Moreover, First 5 programs are already addressing the areas listed above. Although these programsonlyaid children from birth to age five, we feel that these years are the most important for children to get the attention, education and healthcare they need.

Supporters of Proposition 1D also point out that First 5 programs have a vast sum of money that is currently unspent. The fact is that the majority of this money, rather than moldering away in a vault as some would suggest, is tied up as money First 5 needs to fund its multi-year contracts. These are contracts and multi-year plans that have been painstakingly mapped out to provide maximum benefit for children as they grow up. Shifting the First 5 reserves to the state’s general fund would cut these contracts short and leave millions of children in the lurch.

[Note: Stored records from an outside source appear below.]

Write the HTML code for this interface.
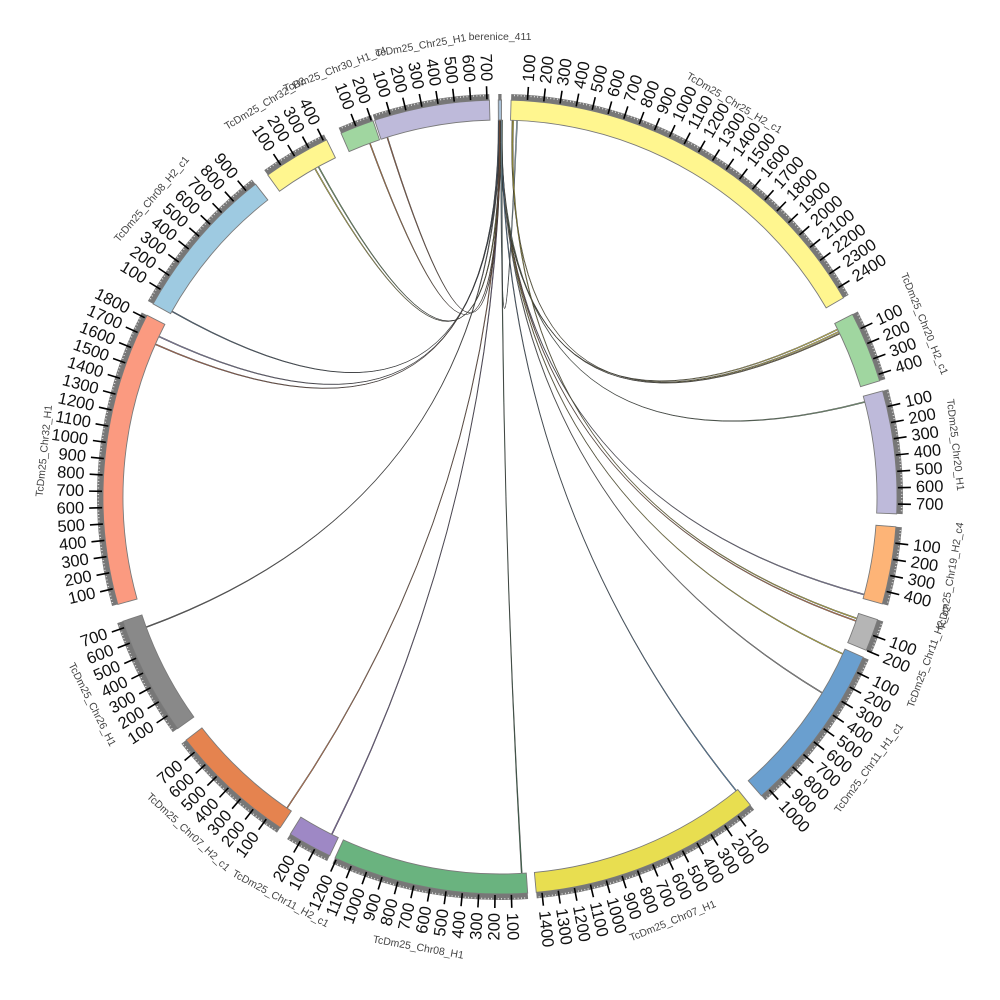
<!DOCTYPE html>
<html><head><meta charset="utf-8">
<style>html,body{margin:0;padding:0;background:#fff;width:1000px;height:1000px;overflow:hidden}</style>
</head><body>
<svg id="s" width="1000" height="1000" xmlns="http://www.w3.org/2000/svg"></svg>
<script>
const CX=500,CY=497,S=0.0236;
const R0=377,R1=397,RG=403,RT=411,RL=416,RN=458;
const NS="http://www.w3.org/2000/svg";
const svg=document.getElementById('s');
function P(a,r){const t=a*Math.PI/180;return [CX+r*Math.sin(t),CY-r*Math.cos(t)];}
function f(p){return p[0].toFixed(2)+' '+p[1].toFixed(2);}
function el(n,at,txt){const e=document.createElementNS(NS,n);for(const k in at)e.setAttribute(k,at[k]);if(txt!==undefined)e.textContent=txt;svg.appendChild(e);return e;}
function sector(a1,a2,r1,r2){const lg=(a2-a1)>180?1:0;
 return 'M'+f(P(a1,r2))+' A'+r2+' '+r2+' 0 '+lg+' 1 '+f(P(a2,r2))+' L'+f(P(a2,r1))+' A'+r1+' '+r1+' 0 '+lg+' 0 '+f(P(a1,r1))+' Z';}
const segs=[
 ["berenice_411",-0.25,20,"#a9c0d6",0],
 ["TcDm25_Chr25_H2_c1",1.6,2470,"#fff68f",1],
 ["TcDm25_Chr20_H2_c1",62.6,440,"#a0d6a0",1],
 ["TcDm25_Chr20_H1",74.5,760,"#bebada",1],
 ["TcDm25_Chr19_H2_c4",94.3,480,"#fdb477",1],
 ["TcDm25_Chr11_H2_c2",108,200,"#b5b5b5",1],
 ["TcDm25_Chr11_H1_c1",113.8,1060,"#6a9fcf",1],
 ["TcDm25_Chr07_H1",140.9,1435,"#e8de50",1],
 ["TcDm25_Chr08_H1",176.0,1210,"#6ab37f",1],
 ["TcDm25_Chr11_H2_c1",205.4,275,"#9e88c5",1],
 ["TcDm25_Chr07_H2_c1",213.6,790,"#e5834f",1],
 ["TcDm25_Chr26_H1",234.3,740,"#898989",1],
 ["TcDm25_Chr32_H1",254.3,1820,"#fb9a80",1],
 ["TcDm25_Chr08_H2_c1",299.1,970,"#9ecae1",1],
 ["TcDm25_Chr32_H2",324.2,420,"#fff68f",1],
 ["TcDm25_Chr30_H1_c4",336.4,210,"#a0d6a0",1],
 ["TcDm25_Chr25_H1",341.6,715,"#bebada",1]
];
const links=[
 [0.0,63.6,"#e8d84a"],[0.05,64.3,"#7a6a3a"],[0.1,75.4,"#7cab7c"],
 [0.0,105.0,"#8b86b8"],[0.1,109.2,"#e07a45"],[0.15,114.6,"#d8cc30"],
 [0.2,121.3,"#8f8f8f"],[0.25,141.2,"#4b7fb0"],[0.3,176.7,"#2f6b45"],
 [0.1,206.5,"#7b5fa8"],[0.2,214.4,"#d4733f"],[0.0,249.8,"#555"],
 [-0.1,295.2,"#8a86b8"],[-0.15,293.9,"#c66a48"],[-0.2,299.5,"#44607c"],
 [0.05,331.2,"#6c9e64"],[0.1,330.6,"#c9c040"],[0.0,339.8,"#c57a3a"],[-0.05,342.6,"#9b5a3a"],
 [2.6,0.2,"#9ecae1"],[1.9,64.0,"#e8d84a"],[2.0,108.8,"#d8cc30"]
];
const w=0.08;
for(const [a,b,c] of links){
 const C=[CX,CY];
 const d='M'+f(P(a-w,R0))+' A'+R0+' '+R0+' 0 0 1 '+f(P(a+w,R0))+
  ' Q'+f(C)+' '+f(P(b-w,R0))+' A'+R0+' '+R0+' 0 0 1 '+f(P(b+w,R0))+
  ' Q'+f(C)+' '+f(P(a-w,R0))+' Z';
 el('path',{d:d,fill:c,stroke:'#333','stroke-width':0.45,'fill-opacity':0.9});
}
for(const [name,st,len,col,tk] of segs){
 const en=st+len*S;
 el('path',{d:sector(st,en,R1,RG),fill:'#777'});
 el('path',{d:sector(st,en,R0,R1),fill:col,stroke:'#7a7a7a','stroke-width':0.9});
 for(let u=20;u<len;u+=20){const a=st+u*S;const q1=P(a,R1+4),q2=P(a,R1+5.5);el('line',{x1:q1[0],y1:q1[1],x2:q2[0],y2:q2[1],stroke:'#eee','stroke-width':0.8});}
 if(tk){
  for(let u=100;u<=len;u+=100){
   const a=st+u*S;const p1=P(a,R1+1),p2=P(a,RT),pl=P(a,RL);
   el('line',{x1:p1[0],y1:p1[1],x2:p2[0],y2:p2[1],stroke:'#000','stroke-width':1.6});
   let an=((a%360)+360)%360;let rot,anc;
   if(an<180){rot=an-90;anc='start';}else{rot=an+90;anc='end';}
   el('text',{x:pl[0],y:pl[1],transform:'rotate('+rot.toFixed(2)+' '+pl[0].toFixed(2)+' '+pl[1].toFixed(2)+')','text-anchor':anc,'dominant-baseline':'central','font-family':'Liberation Sans, sans-serif','font-size':16.5,fill:'#111'},String(u));
  }
 }
 const m=(st+en)/2;let an=((m%360)+360)%360;
 let pn=P(m,RN);
 let rot=(an>90&&an<270)?an-180:an;
 if(name==="berenice_411"){pn=[500,37];rot=0;}
 el('text',{x:pn[0],y:pn[1],transform:'rotate('+rot.toFixed(2)+' '+pn[0].toFixed(2)+' '+pn[1].toFixed(2)+')','text-anchor':'middle','dominant-baseline':'central','font-family':'Liberation Sans, sans-serif','font-size':10.5,fill:'#444'},name);
}
</script>
</body></html>
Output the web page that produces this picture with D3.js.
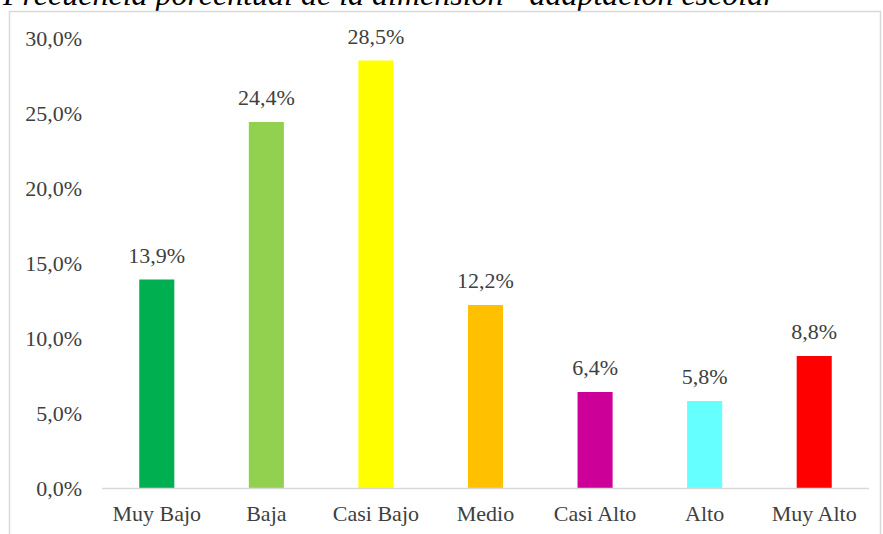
<!DOCTYPE html>
<html>
<head>
<meta charset="utf-8">
<script src="https://cdn.jsdelivr.net/npm/d3@7"></script>
<style>
  body { margin: 0; background: #fff; }
  svg { display: block; }
</style>
</head>
<body>
<div id="chart"></div>
<script>
// data
var categories = ["Muy Bajo", "Baja", "Casi Bajo", "Medio", "Casi Alto", "Alto", "Muy Alto"];
var values = [13.9, 24.4, 28.5, 12.2, 6.4, 5.8, 8.8];
var barColors = ["#00B050", "#92D050", "#FFFF00", "#FFC000", "#CC0099", "#66FFFF", "#FF0000"];
var yTicks = [0, 5, 10, 15, 20, 25, 30];
var title = "Frecuencia porcentual de la dimensión \u201cadaptación escolar\u201d";

var W = 883, H = 534;
var font = "'Liberation Serif', 'Times New Roman', serif";
var textColor = "#404040";

var svg = d3.select("#chart").append("svg")
    .attr("width", W)
    .attr("height", H);

// title, partly cut off at the top like in the source
svg.append("text")
    .attr("x", 3)
    .attr("y", 5)
    .style("font-family", font)
    .style("font-style", "italic")
    .style("font-size", "32px")
    .style("fill", "#000")
    .text(title);

// chart frame
svg.append("rect")
    .attr("x", 9.5)
    .attr("y", 11.5)
    .attr("width", 871)
    .attr("height", 540)
    .style("fill", "none")
    .style("stroke", "#d9d9d9")
    .style("stroke-width", 1.5);

var x = d3.scaleBand()
    .domain(categories)
    .range([102, 869])
    .paddingInner(0.68)
    .paddingOuter(0.34);

var y = d3.scaleLinear()
    .domain([0, 30])
    .range([488, 38]);

// y tick labels (no gridlines)
svg.selectAll(".ytick")
    .data(yTicks)
    .enter().append("text")
    .attr("class", "ytick")
    .attr("x", 82)
    .attr("y", function(d) { return y(d); })
    .attr("dy", "0.35em")
    .attr("text-anchor", "end")
    .style("font-family", font)
    .style("font-size", "22px")
    .style("fill", textColor)
    .text(function(d) { return d.toFixed(1).replace(".", ",") + "%"; });

// bars
svg.selectAll(".bar")
    .data(values)
    .enter().append("rect")
    .attr("class", "bar")
    .attr("x", function(d, i) { return x(categories[i]); })
    .attr("y", function(d) { return y(d); })
    .attr("width", x.bandwidth())
    .attr("height", function(d) { return y(0) - y(d); })
    .style("fill", function(d, i) { return barColors[i]; });

// baseline
svg.append("line")
    .attr("x1", 102)
    .attr("x2", 869)
    .attr("y1", y(0) + 0.5)
    .attr("y2", y(0) + 0.5)
    .style("stroke", "#d9d9d9")
    .style("stroke-width", 1.5);

// value labels
svg.selectAll(".val")
    .data(values)
    .enter().append("text")
    .attr("class", "val")
    .attr("x", function(d, i) { return x(categories[i]) + x.bandwidth() / 2; })
    .attr("y", function(d) { return y(d) - 17; })
    .attr("text-anchor", "middle")
    .style("font-family", font)
    .style("font-size", "22px")
    .style("fill", textColor)
    .text(function(d) { return d.toFixed(1).replace(".", ",") + "%"; });

// category labels
svg.selectAll(".cat")
    .data(categories)
    .enter().append("text")
    .attr("class", "cat")
    .attr("x", function(d) { return x(d) + x.bandwidth() / 2; })
    .attr("y", 521)
    .attr("text-anchor", "middle")
    .style("font-family", font)
    .style("font-size", "22px")
    .style("fill", textColor)
    .text(function(d) { return d; });
</script>
</body>
</html>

Programs and departments all over the state are being forced to cut their budgets. Everyone from law enforcement to the offices of higher education in the state has had to make sacrifices. The only reason to make such sacrifices is to make sure that the state doesn’t collapse. We don’t want the state to collapse. We want our children to have a stable, prosperous place to grow up in. Given this long-term goal of improving the quality of life for future generations, it would seem the height of foolishness to hamstring the funding of a program that is currently doing exactly that.

State lawmakers should sit down and have a productive dialogue with First 5 representatives in order to reach a mutually beneficial compromise, rather than the hasty, drastic action they are currently trying to enact.

Until such a compromise can be reached, we urge everyone to vote against Proposition 1D.